Once upon a time, the British left believed in Israel. Socialists understood it as the land of the kibbutz and the moshav, two pioneering models of collective farming. They recognised it as a nation built by an oppressed, indigenous people who could trace their history in the land for more than 3,000 years, despite the efforts of successive empires to enslave, dispossess and displace them. Western students would flock each summer to work on Israel’s farms and explore the kibbutz experience. For a certain type of leftist activist, it was a rite of passage.

Readers of the JC will be familiar with this history. The British left, it seems, has erased it.

One person who hasn’t forgotten is the Olivier Award-winning actor Elliot Levey, whom I recently interviewed for the Sunday Times. In the interview, he makes a rare hint of criticism of his father-in-law, the film-maker Ken Loach.

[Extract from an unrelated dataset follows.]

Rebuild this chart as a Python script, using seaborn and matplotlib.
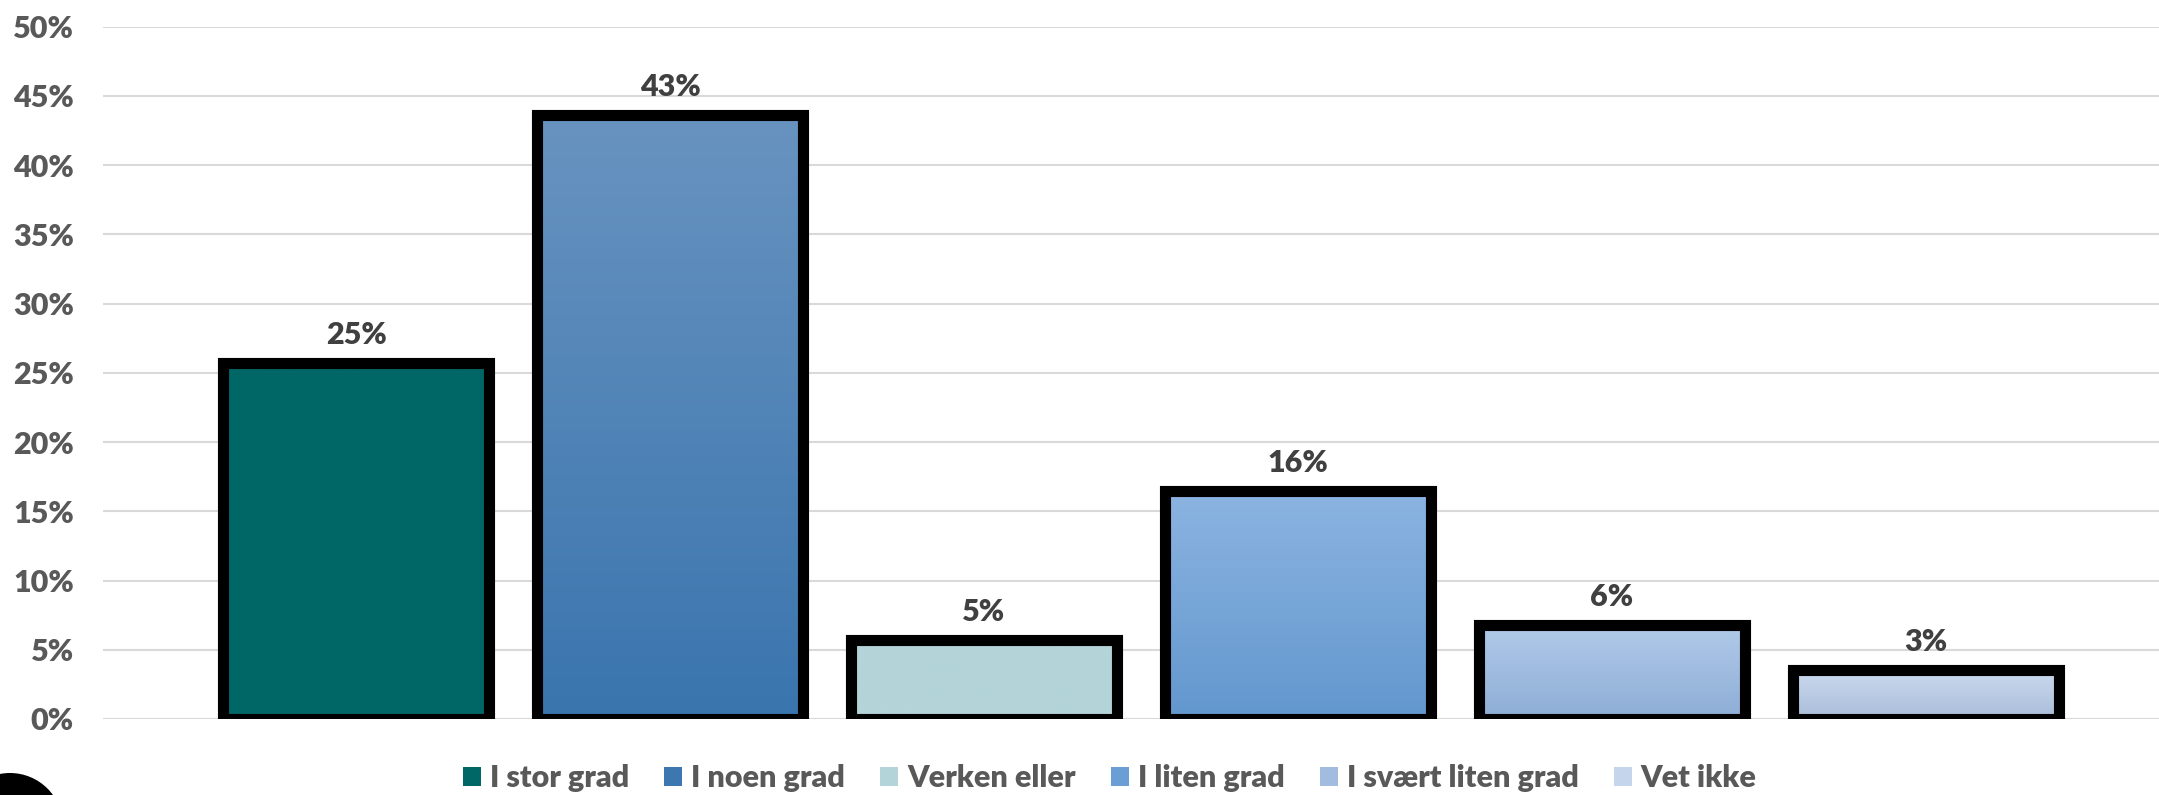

It’s not easy to be one of the country’s leading Jewish actors, while also being the son-in-law of a man expelled from Sir Keir Starmer’s Labour Party following accusations of antisemitism. (Loach, like many others who were supporters of Jeremy Corbyn, describes the accusations as part of a “witch hunt and a purge”.) Levey was careful to avoid criticising Loach directly, and to call him “a compassionate, wonderful, loving, brilliant grandfather to three Jewish boys”. But what he was keen to talk about at far more length than I could ever quote in full ­— was how and why antisemitic tropes took over the hard left.